**Supplied data**
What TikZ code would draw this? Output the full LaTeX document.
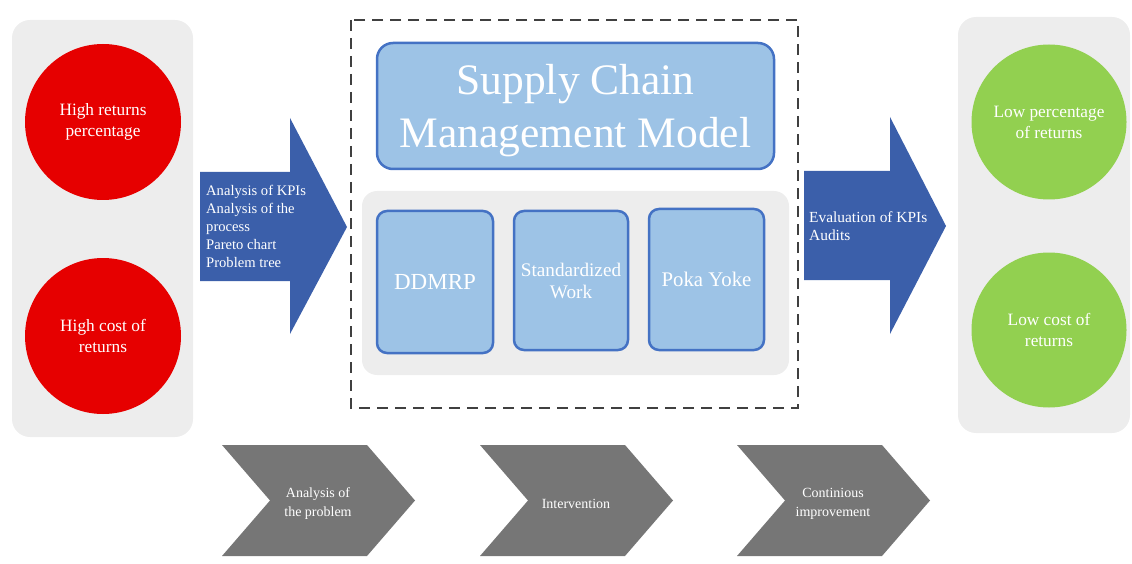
\documentclass[tikz,border=0pt]{standalone}
\usepackage{fontspec}
\setmainfont{Liberation Serif}
\definecolor{panelgray}{HTML}{EDEDED}
\definecolor{redc}{RGB}{230,0,0}
\definecolor{greenc}{HTML}{92D050}
\definecolor{arrowblue}{RGB}{59,95,170}
\definecolor{lightblue}{HTML}{9DC3E6}
\definecolor{borderblue}{HTML}{4472C4}
\definecolor{chevgray}{HTML}{767676}
\definecolor{dashgray}{HTML}{404040}
\begin{document}
\begin{tikzpicture}[x=1pt,y=-1pt,
  panel/.style={fill=panelgray, rounded corners=18pt},
  ballred/.style={circle, fill=redc, minimum size=156pt, inner sep=0pt, text=white, align=center, font=\fontsize{17.3}{21}\selectfont},
  ballgreen/.style={circle, fill=greenc, minimum size=155pt, inner sep=0pt, text=white, align=center, font=\fontsize{17.3}{21}\selectfont},
  bigarrow/.style={fill=arrowblue},
  arrowtext/.style={text=white, align=left, inner sep=0pt, anchor=west, font=\fontsize{14.6}{18}\selectfont},
  bluebox/.style={draw=borderblue, fill=lightblue, line width=2.5pt, rounded corners=10pt, text=white, align=center},
  plaintext/.style={text=white, align=center, inner sep=0pt},
  chevron/.style={fill=chevgray},
  chevtext/.style={text=white, align=center, inner sep=0pt, font=\fontsize{14}{19}\selectfont}
]
\useasboundingbox (0,0) rectangle (1132,564);

% left panel
\path[panel] (12,20) rectangle (193,437);
\node[ballred] (r1) at (103,122) {High returns\\percentage};
\node[ballred] (r2) at (103,336) {High cost of\\returns};

% left arrow
\fill[bigarrow] (200,172) -- (290,172) -- (290,118) -- (347,227) -- (290,334) -- (290,281) -- (200,281) -- cycle;
\node[arrowtext] (lt) at (206,226) {Analysis of KPIs\\Analysis of the\\process\\Pareto chart\\Problem tree};

% dashed frame
\draw[dashgray, line width=1.4pt, dash pattern=on 11pt off 7pt] (351,20) rectangle (798,408);

% SCM box
\node[bluebox, minimum width=397pt, minimum height=126pt, rounded corners=16pt] (scm) at (575.5,106) {};
\node[plaintext, font=\fontsize{43.5}{53}\selectfont] (scmtext) at (575.5,111) {Supply Chain\\Management Model};

% inner gray panel
\path[panel, rounded corners=15pt] (362,191) rectangle (789,375);
\node[bluebox, minimum width=116pt, minimum height=142pt, font=\fontsize{23}{26}\selectfont] (dd) at (435,282) {DDMRP};
\node[bluebox, minimum width=114pt, minimum height=139pt, font=\fontsize{19.2}{22}\selectfont] (sw) at (571,280.5) {Standardized\\Work};
\node[bluebox, minimum width=115pt, minimum height=141pt, font=\fontsize{20.8}{23}\selectfont] (py) at (706.5,279.5) {Poka Yoke};

% right arrow
\fill[bigarrow] (804,171) -- (890,171) -- (890,117) -- (946,226) -- (890,334) -- (890,280) -- (804,280) -- cycle;
\node[arrowtext, font=\fontsize{15.4}{18}\selectfont] (rt) at (809,226) {Evaluation of KPIs\\Audits};

% right panel
\path[panel] (958,17) rectangle (1130,433);
\node[ballgreen] (g1) at (1049,122) {Low percentage\\of returns};
\node[ballgreen] (g2) at (1049,330) {Low cost of\\returns};

% chevrons
\foreach \x/\nm/\txt in {222/c1/{Analysis of\\the problem}, 480/c2/{Intervention}, 737/c3/{Continious\\improvement}} {
  \fill[chevron] (\x,445) -- (\x+145,445) -- (\x+193,500.5) -- (\x+145,556) -- (\x,556) -- (\x+48,500.5) -- cycle;
  \node[chevtext] (\nm) at (\x+96,504) {\txt};
}
\end{tikzpicture}
\end{document}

**Brief**
Copy the listing in full and without alteration, omitting every picture.

**Solution**
What TikZ code would draw this? Output the full LaTeX document.
\documentclass[tikz,border=0pt]{standalone}
\usepackage{fontspec}
\setmainfont{Liberation Serif}
\definecolor{panelgray}{HTML}{EDEDED}
\definecolor{redc}{RGB}{230,0,0}
\definecolor{greenc}{HTML}{92D050}
\definecolor{arrowblue}{RGB}{59,95,170}
\definecolor{lightblue}{HTML}{9DC3E6}
\definecolor{borderblue}{HTML}{4472C4}
\definecolor{chevgray}{HTML}{767676}
\definecolor{dashgray}{HTML}{404040}
\begin{document}
\begin{tikzpicture}[x=1pt,y=-1pt,
  panel/.style={fill=panelgray, rounded corners=18pt},
  ballred/.style={circle, fill=redc, minimum size=156pt, inner sep=0pt, text=white, align=center, font=\fontsize{17.3}{21}\selectfont},
  ballgreen/.style={circle, fill=greenc, minimum size=155pt, inner sep=0pt, text=white, align=center, font=\fontsize{17.3}{21}\selectfont},
  bigarrow/.style={fill=arrowblue},
  arrowtext/.style={text=white, align=left, inner sep=0pt, anchor=west, font=\fontsize{14.6}{18}\selectfont},
  bluebox/.style={draw=borderblue, fill=lightblue, line width=2.5pt, rounded corners=10pt, text=white, align=center},
  plaintext/.style={text=white, align=center, inner sep=0pt},
  chevron/.style={fill=chevgray},
  chevtext/.style={text=white, align=center, inner sep=0pt, font=\fontsize{14}{19}\selectfont}
]
\useasboundingbox (0,0) rectangle (1132,564);

% left panel
\path[panel] (12,20) rectangle (193,437);
\node[ballred] (r1) at (103,122) {High returns\\percentage};
\node[ballred] (r2) at (103,336) {High cost of\\returns};

% left arrow
\fill[bigarrow] (200,172) -- (290,172) -- (290,118) -- (347,227) -- (290,334) -- (290,281) -- (200,281) -- cycle;
\node[arrowtext] (lt) at (206,226) {Analysis of KPIs\\Analysis of the\\process\\Pareto chart\\Problem tree};

% dashed frame
\draw[dashgray, line width=1.4pt, dash pattern=on 11pt off 7pt] (351,20) rectangle (798,408);

% SCM box
\node[bluebox, minimum width=397pt, minimum height=126pt, rounded corners=16pt] (scm) at (575.5,106) {};
\node[plaintext, font=\fontsize{43.5}{53}\selectfont] (scmtext) at (575.5,111) {Supply Chain\\Management Model};

% inner gray panel
\path[panel, rounded corners=15pt] (362,191) rectangle (789,375);
\node[bluebox, minimum width=116pt, minimum height=142pt, font=\fontsize{23}{26}\selectfont] (dd) at (435,282) {DDMRP};
\node[bluebox, minimum width=114pt, minimum height=139pt, font=\fontsize{19.2}{22}\selectfont] (sw) at (571,280.5) {Standardized\\Work};
\node[bluebox, minimum width=115pt, minimum height=141pt, font=\fontsize{20.8}{23}\selectfont] (py) at (706.5,279.5) {Poka Yoke};

% right arrow
\fill[bigarrow] (804,171) -- (890,171) -- (890,117) -- (946,226) -- (890,334) -- (890,280) -- (804,280) -- cycle;
\node[arrowtext, font=\fontsize{15.4}{18}\selectfont] (rt) at (809,226) {Evaluation of KPIs\\Audits};

% right panel
\path[panel] (958,17) rectangle (1130,433);
\node[ballgreen] (g1) at (1049,122) {Low percentage\\of returns};
\node[ballgreen] (g2) at (1049,330) {Low cost of\\returns};

% chevrons
\foreach \x/\nm/\txt in {222/c1/{Analysis of\\the problem}, 480/c2/{Intervention}, 737/c3/{Continious\\improvement}} {
  \fill[chevron] (\x,445) -- (\x+145,445) -- (\x+193,500.5) -- (\x+145,556) -- (\x,556) -- (\x+48,500.5) -- cycle;
  \node[chevtext] (\nm) at (\x+96,504) {\txt};
}
\end{tikzpicture}
\end{document}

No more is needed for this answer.